Current beam pipeline is reading files as stream using FileIO.matchAll().continuously(). This returns PCollection . I want to write these files back with the same names to another gcs bucket i.e each PCollection is one file metadata/readableFile which should be written back to another bucket after some processing. Is there any sink that i should use to achieve writing each PCollection item back to GCS or are there any ways to do it ? Is it possible to create a window per element and then use some GCS sink IO to be able to do this. When operating on a window (even if it has multiple elements) , does beam guarantees that either a window is fully processed or not processed at all , in other words are write operations to GCS or bigquery for a given window atomic and not partial in case of any failures ?

1
Correct me if I'm wrong, but it sounds like you just need to copy files from one destination to another. Do you actually need Dataflow for this? I imagine you could use some combination of gsutil, bq, and Google Cloud Functions to achieve all of this.Andrew Nguonly
yes almost that, i need to go through all events stored on those files and filter out some, mutate some , aggregate some , but within a file level , because that gives me idempotency , so that if i reprocess the same file i get same data . But if there are ways to achieve this by flattening files into streaming windowed events and then using the normal textio/avroio then i would like to know those solution as well.user179156
Thanks for the clarification.

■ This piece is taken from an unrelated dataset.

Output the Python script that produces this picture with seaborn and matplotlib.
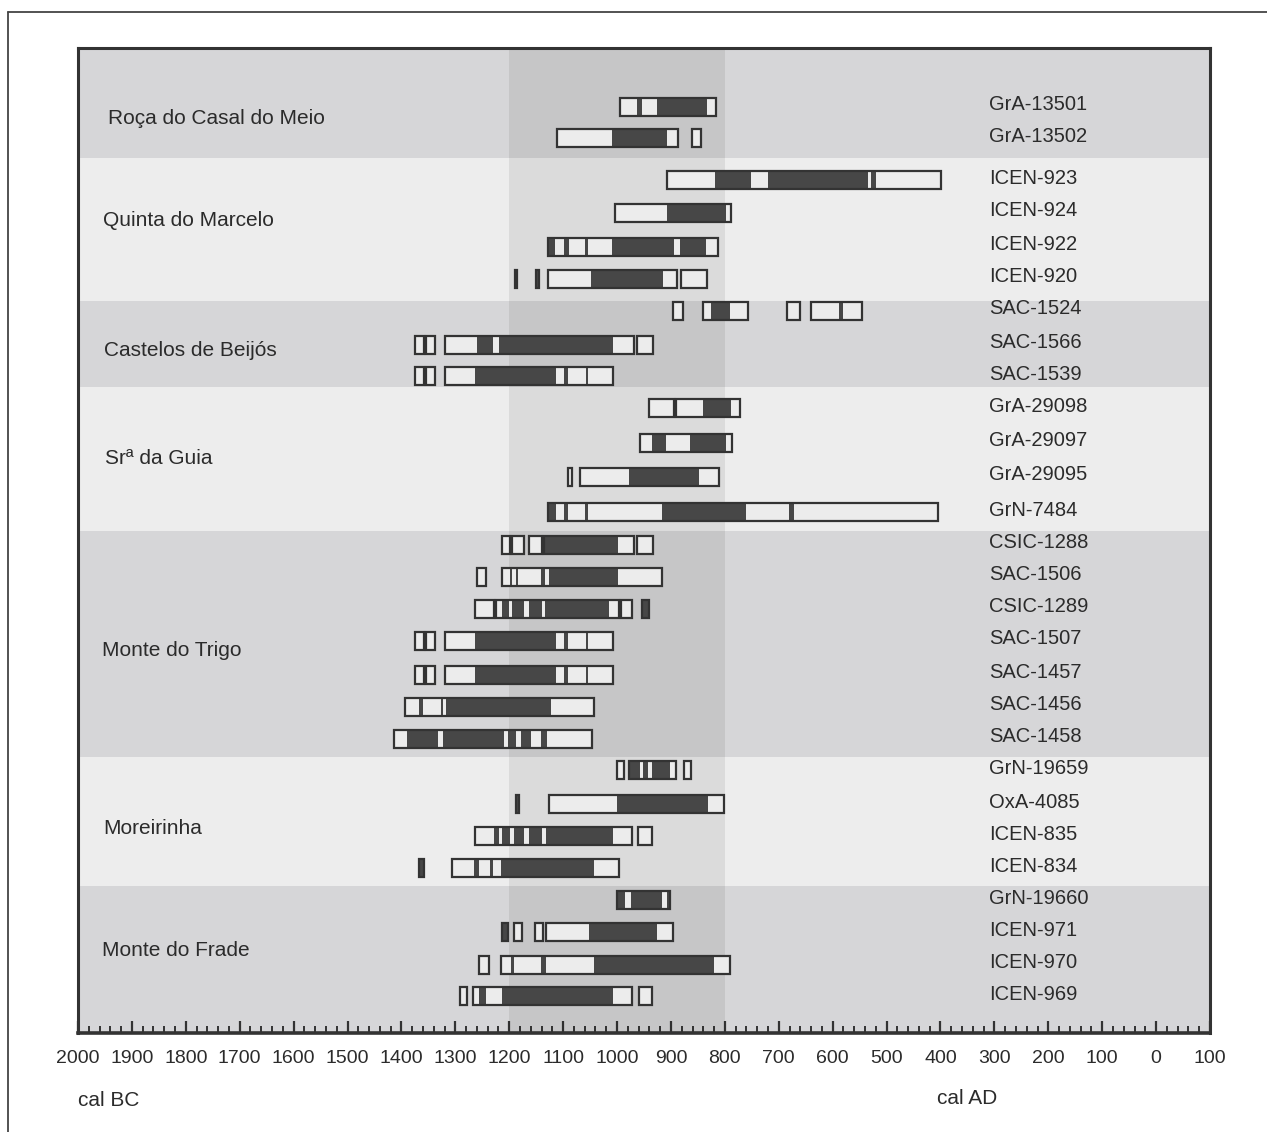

I can't think of any ways to achieve this. The requirement of file idempotency may be too complex to implement in Dataflow. A naive solution would be to process 1 file per Dataflow job, which is not unreasonable in my opinion.Andrew Nguonly
oh that is definitely unreasonable. there are millions file generated every day ,we definitely cannot run million dataflow job just to process few megabytes in 1 file where each file is just few throusand events. Running dataflow jobs per file is not a solution at all. not just dataflow , running any kind of binary per file to process one file per instantiation is not a solution. It is similar to saying i will have one server for one requestuser179156

1 Answers

0
votes

Can you simply write a DoFn<ReadableFile, Void> that takes the file and copies it to the desired location using the FileSystems API? You don't need any "sink" to do that - and, in any case, this is what all "sinks" (TextIO.write(), AvroIO.write() etc.) are under the hood anyway: they are simply Beam transforms made of ParDo's and GroupByKey's.